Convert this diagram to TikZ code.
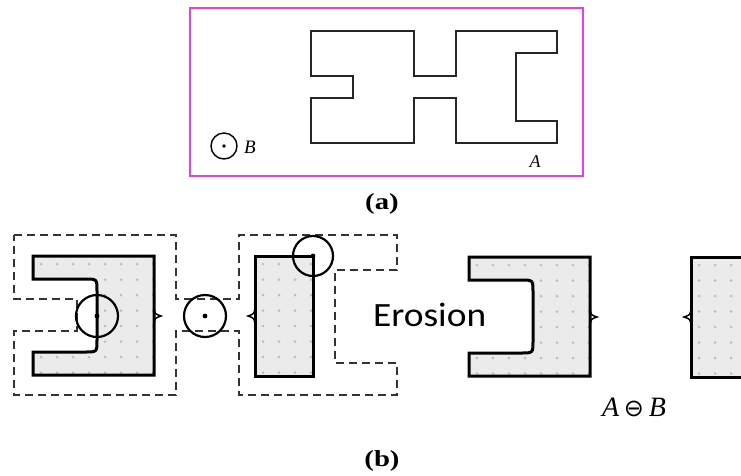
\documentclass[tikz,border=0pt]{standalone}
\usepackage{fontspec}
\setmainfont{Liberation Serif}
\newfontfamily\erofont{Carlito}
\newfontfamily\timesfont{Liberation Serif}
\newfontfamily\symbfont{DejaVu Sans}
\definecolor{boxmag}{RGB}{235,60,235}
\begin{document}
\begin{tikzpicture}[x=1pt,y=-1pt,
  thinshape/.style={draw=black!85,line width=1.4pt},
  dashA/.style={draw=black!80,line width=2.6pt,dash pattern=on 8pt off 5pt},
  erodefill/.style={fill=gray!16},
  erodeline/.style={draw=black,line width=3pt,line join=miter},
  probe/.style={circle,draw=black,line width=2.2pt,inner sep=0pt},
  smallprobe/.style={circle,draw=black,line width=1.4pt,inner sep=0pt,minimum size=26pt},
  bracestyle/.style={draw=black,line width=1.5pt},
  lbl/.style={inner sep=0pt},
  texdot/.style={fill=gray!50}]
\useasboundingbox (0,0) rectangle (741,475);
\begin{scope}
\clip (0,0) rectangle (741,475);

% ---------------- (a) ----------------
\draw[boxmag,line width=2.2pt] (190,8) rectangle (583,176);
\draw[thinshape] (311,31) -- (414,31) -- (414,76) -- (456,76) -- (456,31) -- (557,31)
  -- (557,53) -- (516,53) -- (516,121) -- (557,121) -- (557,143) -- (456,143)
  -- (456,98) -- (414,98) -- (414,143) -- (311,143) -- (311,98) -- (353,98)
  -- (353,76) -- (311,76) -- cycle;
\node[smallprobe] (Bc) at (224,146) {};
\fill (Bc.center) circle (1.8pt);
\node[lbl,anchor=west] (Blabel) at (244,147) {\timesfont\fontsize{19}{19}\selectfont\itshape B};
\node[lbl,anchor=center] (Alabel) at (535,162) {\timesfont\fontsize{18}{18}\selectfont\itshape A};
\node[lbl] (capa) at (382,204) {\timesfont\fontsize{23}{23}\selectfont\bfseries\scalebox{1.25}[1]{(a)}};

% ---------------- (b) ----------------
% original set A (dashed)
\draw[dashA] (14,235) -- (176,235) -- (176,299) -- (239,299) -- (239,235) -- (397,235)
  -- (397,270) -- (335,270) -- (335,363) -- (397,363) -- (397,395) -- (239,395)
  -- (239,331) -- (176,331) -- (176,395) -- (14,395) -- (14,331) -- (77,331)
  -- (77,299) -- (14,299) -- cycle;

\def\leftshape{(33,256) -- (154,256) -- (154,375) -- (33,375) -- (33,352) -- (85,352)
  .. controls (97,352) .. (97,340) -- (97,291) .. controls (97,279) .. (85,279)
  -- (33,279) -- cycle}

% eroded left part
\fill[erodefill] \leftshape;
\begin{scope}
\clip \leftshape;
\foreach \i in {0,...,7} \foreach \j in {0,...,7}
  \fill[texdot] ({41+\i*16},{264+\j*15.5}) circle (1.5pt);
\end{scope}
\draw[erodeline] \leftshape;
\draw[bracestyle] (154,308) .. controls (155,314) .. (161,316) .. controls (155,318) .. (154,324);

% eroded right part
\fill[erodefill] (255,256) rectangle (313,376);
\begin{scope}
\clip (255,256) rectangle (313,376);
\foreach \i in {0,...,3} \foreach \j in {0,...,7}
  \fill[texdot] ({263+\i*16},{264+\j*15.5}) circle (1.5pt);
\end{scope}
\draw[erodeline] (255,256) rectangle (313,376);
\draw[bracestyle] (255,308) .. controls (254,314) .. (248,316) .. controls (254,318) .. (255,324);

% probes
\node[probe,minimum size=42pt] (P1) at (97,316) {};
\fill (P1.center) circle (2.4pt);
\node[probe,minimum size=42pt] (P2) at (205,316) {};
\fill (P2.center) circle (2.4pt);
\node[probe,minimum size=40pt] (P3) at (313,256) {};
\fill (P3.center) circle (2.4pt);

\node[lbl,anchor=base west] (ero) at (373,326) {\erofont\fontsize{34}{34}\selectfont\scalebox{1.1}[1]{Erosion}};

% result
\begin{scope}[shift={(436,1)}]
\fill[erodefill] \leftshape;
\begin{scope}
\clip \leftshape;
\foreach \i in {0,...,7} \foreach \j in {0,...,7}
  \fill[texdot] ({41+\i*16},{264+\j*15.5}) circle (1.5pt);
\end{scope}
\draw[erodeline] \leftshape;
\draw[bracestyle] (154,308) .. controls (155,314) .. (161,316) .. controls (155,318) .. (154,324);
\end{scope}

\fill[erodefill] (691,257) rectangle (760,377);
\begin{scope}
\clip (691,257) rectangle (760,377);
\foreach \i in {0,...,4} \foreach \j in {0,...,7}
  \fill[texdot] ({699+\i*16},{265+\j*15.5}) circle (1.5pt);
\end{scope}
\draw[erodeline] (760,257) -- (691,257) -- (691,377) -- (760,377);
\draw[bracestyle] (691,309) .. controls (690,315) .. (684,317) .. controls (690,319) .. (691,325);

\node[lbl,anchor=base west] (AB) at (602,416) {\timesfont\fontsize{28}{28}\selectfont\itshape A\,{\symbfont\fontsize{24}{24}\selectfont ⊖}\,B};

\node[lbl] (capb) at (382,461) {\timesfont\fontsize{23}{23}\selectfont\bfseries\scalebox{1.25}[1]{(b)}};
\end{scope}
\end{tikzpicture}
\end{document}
----
Repeat the listing above from its first line through the line that contains "-- (77,299) -- (14,299) -- cycle;", both included, and nothing more. Drop the pictures.

Convert this diagram to TikZ code.
\documentclass[tikz,border=0pt]{standalone}
\usepackage{fontspec}
\setmainfont{Liberation Serif}
\newfontfamily\erofont{Carlito}
\newfontfamily\timesfont{Liberation Serif}
\newfontfamily\symbfont{DejaVu Sans}
\definecolor{boxmag}{RGB}{235,60,235}
\begin{document}
\begin{tikzpicture}[x=1pt,y=-1pt,
  thinshape/.style={draw=black!85,line width=1.4pt},
  dashA/.style={draw=black!80,line width=2.6pt,dash pattern=on 8pt off 5pt},
  erodefill/.style={fill=gray!16},
  erodeline/.style={draw=black,line width=3pt,line join=miter},
  probe/.style={circle,draw=black,line width=2.2pt,inner sep=0pt},
  smallprobe/.style={circle,draw=black,line width=1.4pt,inner sep=0pt,minimum size=26pt},
  bracestyle/.style={draw=black,line width=1.5pt},
  lbl/.style={inner sep=0pt},
  texdot/.style={fill=gray!50}]
\useasboundingbox (0,0) rectangle (741,475);
\begin{scope}
\clip (0,0) rectangle (741,475);

% ---------------- (a) ----------------
\draw[boxmag,line width=2.2pt] (190,8) rectangle (583,176);
\draw[thinshape] (311,31) -- (414,31) -- (414,76) -- (456,76) -- (456,31) -- (557,31)
  -- (557,53) -- (516,53) -- (516,121) -- (557,121) -- (557,143) -- (456,143)
  -- (456,98) -- (414,98) -- (414,143) -- (311,143) -- (311,98) -- (353,98)
  -- (353,76) -- (311,76) -- cycle;
\node[smallprobe] (Bc) at (224,146) {};
\fill (Bc.center) circle (1.8pt);
\node[lbl,anchor=west] (Blabel) at (244,147) {\timesfont\fontsize{19}{19}\selectfont\itshape B};
\node[lbl,anchor=center] (Alabel) at (535,162) {\timesfont\fontsize{18}{18}\selectfont\itshape A};
\node[lbl] (capa) at (382,204) {\timesfont\fontsize{23}{23}\selectfont\bfseries\scalebox{1.25}[1]{(a)}};

% ---------------- (b) ----------------
% original set A (dashed)
\draw[dashA] (14,235) -- (176,235) -- (176,299) -- (239,299) -- (239,235) -- (397,235)
  -- (397,270) -- (335,270) -- (335,363) -- (397,363) -- (397,395) -- (239,395)
  -- (239,331) -- (176,331) -- (176,395) -- (14,395) -- (14,331) -- (77,331)
  -- (77,299) -- (14,299) -- cycle;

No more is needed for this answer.